◆ **Provided records**
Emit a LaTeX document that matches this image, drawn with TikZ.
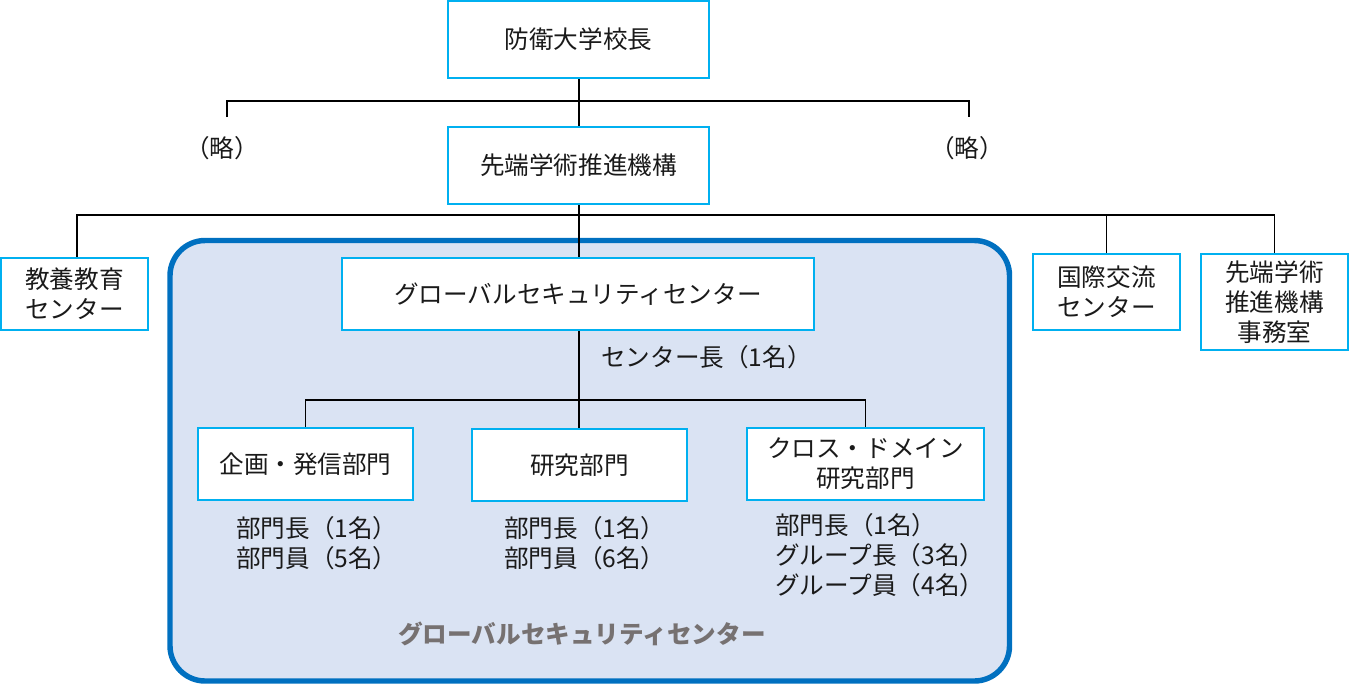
\documentclass[tikz,border=0pt]{standalone}
\usepackage{fontspec}
\newfontfamily\jp{Noto Sans CJK JP}
\definecolor{boxc}{HTML}{00B0F0}
\definecolor{gscb}{HTML}{0070C0}
\definecolor{gscf}{HTML}{DAE3F3}
\definecolor{txtg}{HTML}{767171}
\definecolor{txt}{HTML}{1A1A1A}
\begin{document}
\begin{tikzpicture}[x=0.02cm,y=-0.02cm,
  org/.style={draw=boxc,line width=1.5pt,fill=white,align=center,inner sep=0pt,
    font=\jp\fontsize{14}{17}\selectfont,text=txt},
  lbl/.style={align=left,inner sep=0pt,font=\jp\fontsize{14}{17}\selectfont,text=txt},
  conn/.style={draw=black,line width=0.6pt}]
\useasboundingbox (0,0) rectangle (1349,684);
% big GSC area
\draw[line width=3.1pt,draw=gscb,fill=gscf,rounded corners=20pt] (170,240.5) rectangle (1009.5,681);
% nodes
\node[org,minimum width=261*0.02cm,minimum height=77*0.02cm] (pres) at (578.5,39.5) {防衛大学校長};
\node[org,minimum width=261*0.02cm,minimum height=77*0.02cm] (inst) at (578.5,165.5) {先端学術推進機構};
\node[lbl,anchor=center] (ryL) at (222,148) {（略）};
\node[lbl,anchor=center] (ryR) at (967,148) {（略）};
\node[org,minimum width=147*0.02cm,minimum height=72*0.02cm] (kyo) at (74.5,294) {教養教育\\センター};
\node[org,minimum width=147*0.02cm,minimum height=76*0.02cm] (koku) at (1106.5,292) {国際交流\\センター};
\node[org,minimum width=147*0.02cm,minimum height=96*0.02cm] (jim) at (1274.5,302) {先端学術\\推進機構\\事務室};
\node[org,minimum width=472*0.02cm,minimum height=72*0.02cm] (gsc) at (578,294) {グローバルセキュリティセンター};
\node[lbl,anchor=west] (chief) at (601,357) {センター長（1名）};
\node[org,minimum width=215*0.02cm,minimum height=72*0.02cm] (kik) at (305.5,464) {企画・発信部門};
\node[org,minimum width=215*0.02cm,minimum height=72*0.02cm] (ken) at (579.5,465) {研究部門};
\node[org,minimum width=237*0.02cm,minimum height=72*0.02cm] (cross) at (865.5,464) {クロス・ドメイン\\研究部門};
\node[lbl,anchor=west] (kikm) at (236,543) {部門長（1名）\\部門員（5名）};
\node[lbl,anchor=west] (kenm) at (504,543) {部門長（1名）\\部門員（6名）};
\node[lbl,anchor=west] (crossm) at (775,555) {部門長（1名）\\グループ長（3名）\\グループ員（4名）};
\node[inner sep=0pt,font=\jp\bfseries\fontsize{14}{17}\selectfont,text=txtg] (title) at (582,634) {グローバルセキュリティセンター};
% connectors
\coordinate (bar1) at (579,101);
\coordinate (ryLt) at (227,117);
\coordinate (ryRt) at (969,117);
\coordinate (bar2) at (579,215);
\coordinate (bar3) at (579,400);
\draw[conn] (bar1 |- pres.south) -- (bar1 |- inst.north);
\draw[conn] (ryLt) |- (bar1) -| (ryRt);
\draw[conn] (bar2 |- inst.south) -- (bar2 |- gsc.north);
\draw[conn] ([xshift=2.5*0.02cm]kyo.north) |- (bar2) -| (jim.north);
\draw[conn] (koku.north) |- (bar2);
\draw[conn] (bar3 |- gsc.south) -- (bar3 |- ken.north);
\draw[conn] (kik.north) |- (bar3) -| (cross.north);
\end{tikzpicture}
\end{document}
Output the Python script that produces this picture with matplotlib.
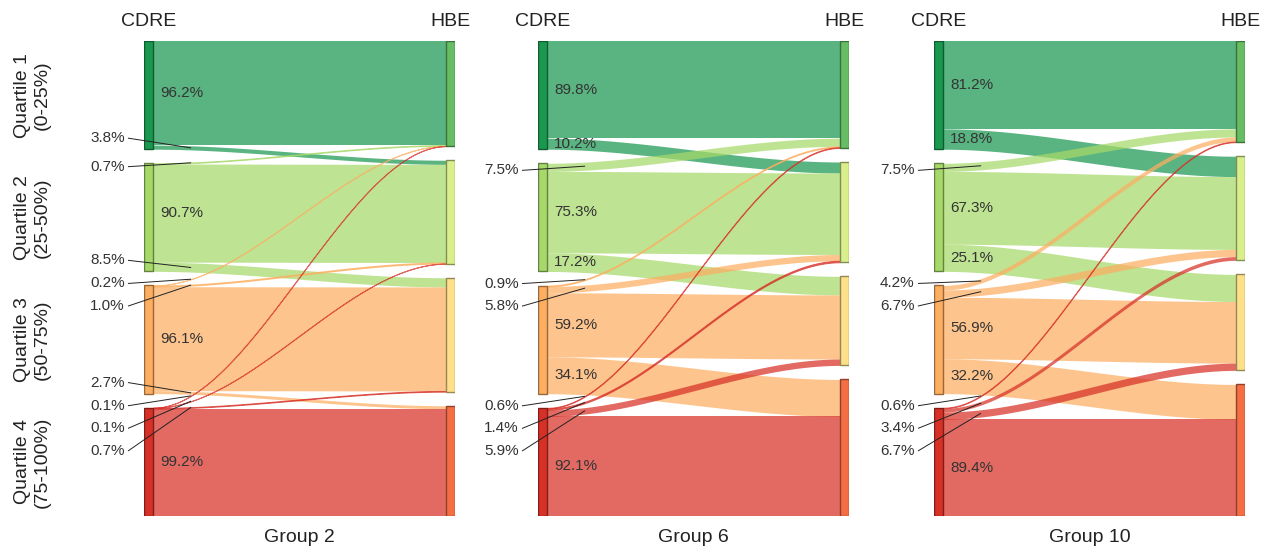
import numpy as np
import matplotlib.pyplot as plt
from matplotlib.patches import Rectangle
from matplotlib.colors import to_rgb
from matplotlib.transforms import blended_transform_factory

plt.rcParams['font.family'] = ['Liberation Sans', 'DejaVu Sans']

groups = ["Group 2", "Group 6", "Group 10"]
quartile_names = ["Quartile 1\n(0-25%)", "Quartile 2\n(25-50%)",
                  "Quartile 3\n(50-75%)", "Quartile 4\n(75-100%)"]

# share (%) of each CDRE quartile (rows) that falls in each HBE quartile (cols)
group2 = [[96.2, 3.8, 0.0, 0.0],
          [0.7, 90.7, 8.5, 0.0],
          [0.2, 1.0, 96.1, 2.7],
          [0.1, 0.1, 0.7, 99.2]]
group6 = [[89.8, 10.2, 0.0, 0.0],
          [7.5, 75.3, 17.2, 0.0],
          [0.9, 5.8, 59.2, 34.1],
          [0.6, 1.4, 5.9, 92.1]]
group10 = [[81.2, 18.8, 0.0, 0.0],
           [7.5, 67.3, 25.1, 0.0],
           [4.2, 6.7, 56.9, 32.2],
           [0.6, 3.4, 6.7, 89.4]]

cdre_colors = ["#1a9850", "#a6d96a", "#fdae61", "#d73027"]
hbe_colors = ["#66bd63", "#d9ef8b", "#fee08b", "#f46d43"]

gap = 13.0          # space between stacked nodes, in % units
node_w = 9 / 311    # node width as fraction of panel width
txt_color = "#333333"
panel_left = [144, 538, 934]   # pixel position of each panel


def darker(c, f=0.6):
    r, g, b = to_rgb(c)
    return (r * f, g * f, b * f)


def stack(sizes):
    tops = []
    y = 0.0
    for s in sizes:
        tops.append(y)
        y += s + gap
    return tops


def draw_sankey(ax, flows):
    flows = np.array(flows)
    left_sizes = flows.sum(axis=1)
    right_sizes = flows.sum(axis=0)
    left_tops = stack(left_sizes)
    right_tops = stack(right_sizes)
    total = left_tops[-1] + left_sizes[-1]
    px = 475 / total   # pixels per unit

    x0, x1 = node_w, 1 - node_w
    xs = np.linspace(x0, x1, 200)
    t = (xs - x0) / (x1 - x0)
    s = t * t * (3 - 2 * t)

    # offsets of each flow at both ends
    left_off = [[0.0] * 4 for _ in range(4)]
    right_off = [[0.0] * 4 for _ in range(4)]
    for i in range(4):
        y = left_tops[i]
        for j in range(4):
            left_off[i][j] = y
            y += flows[i, j]
    for j in range(4):
        y = right_tops[j]
        for i in range(4):
            right_off[i][j] = y
            y += flows[i, j]

    for i in range(4):
        for j in range(4):
            v = flows[i, j]
            if v <= 0:
                continue
            top = left_off[i][j] + (right_off[i][j] - left_off[i][j]) * s
            bot = top + v
            lw = 0.7 if v < 1.5 else 0
            ax.fill_between(xs, top, bot, color=cdre_colors[i], alpha=0.72,
                            lw=lw, zorder=1)

    for i in range(4):
        ax.add_patch(Rectangle((0, left_tops[i]), node_w, left_sizes[i],
                               facecolor=cdre_colors[i],
                               edgecolor=darker(cdre_colors[i]), lw=1, zorder=3))
        ax.add_patch(Rectangle((1 - node_w, right_tops[i]), node_w, right_sizes[i],
                               facecolor=hbe_colors[i],
                               edgecolor=darker(hbe_colors[i]), lw=1, zorder=3))

    # percentage labels
    x_end = 0.15
    t_end = (x_end - x0) / (x1 - x0)
    s_end = t_end * t_end * (3 - 2 * t_end)
    for i in range(4):
        upper = [j for j in range(i) if 0 < flows[i, j] < 10]
        lower = [j for j in range(i + 1, 4) if 0 < flows[i, j] < 10]
        for j in range(4):
            v = flows[i, j]
            if v >= 10:
                ax.text(node_w + 7 / 311, left_off[i][j] + v / 2, f"{v:.1f}%",
                        ha="left", va="center", fontsize=11, color=txt_color,
                        zorder=4)
        label_pos = {}
        if len(upper) == 1:
            j = upper[0]
            label_pos[j] = left_off[i][j] + flows[i, j] / 2 + 3 / px
        else:
            for k, j in enumerate(upper):
                label_pos[j] = left_tops[i] + (-2 + 22.5 * k) / px
        for k, j in enumerate(reversed(lower)):
            label_pos[j] = left_tops[i] + left_sizes[i] - (11 + 22.5 * k) / px
        for j, yl in label_pos.items():
            v = flows[i, j]
            yc0 = left_off[i][j] + v / 2
            yc1 = right_off[i][j] + v / 2
            ye = yc0 + (yc1 - yc0) * s_end
            ax.text(-0.062, yl, f"{v:.1f}%", ha="right", va="center",
                    fontsize=11, color=txt_color, zorder=4)
            ax.plot([-0.05, x_end], [yl, ye], color="#222222", lw=0.7,
                    clip_on=False, zorder=4)

    ax.set_xlim(0, 1)
    ax.set_ylim(total, 0)
    ax.axis("off")
    return left_tops, left_sizes


fig = plt.figure(figsize=(12.7, 5.5), dpi=100)
axes = []
for k, (name, data) in enumerate(zip(groups, [group2, group6, group10])):
    ax = fig.add_axes([panel_left[k] / 1270, 34 / 550, 311 / 1270, 475 / 550])
    tops, sizes = draw_sankey(ax, data)
    ax.text(node_w / 2, 1 + 19 / 475, "CDRE", transform=ax.transAxes,
            ha="center", va="center", fontsize=14, color="#222222")
    ax.text(1 - node_w / 2, 1 + 19 / 475, "HBE", transform=ax.transAxes,
            ha="center", va="center", fontsize=14, color="#222222")
    ax.text(0.5, -21 / 475, name, transform=ax.transAxes,
            ha="center", va="center", fontsize=14, color="#222222")
    axes.append((ax, tops, sizes))

ax0, tops0, sizes0 = axes[0]
trans = blended_transform_factory(fig.transFigure, ax0.transData)
for i, q in enumerate(quartile_names):
    fig.text(32 / 1270, tops0[i] + sizes0[i] / 2, q, transform=trans,
             rotation=90, ha="center", va="center", fontsize=14,
             color="#222222", linespacing=1.2, multialignment="center")

fig.savefig("out.png", dpi=100)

◆ **Directions**
Skip all pictures. Output only the lines from the one containing "Output the Python" to the one containing "plt.rcParams['font.family'] = ['Liberation", both lines included.

◆ **Reply**
Output the Python script that produces this picture with matplotlib.
import numpy as np
import matplotlib.pyplot as plt
from matplotlib.patches import Rectangle
from matplotlib.colors import to_rgb
from matplotlib.transforms import blended_transform_factory

plt.rcParams['font.family'] = ['Liberation Sans', 'DejaVu Sans']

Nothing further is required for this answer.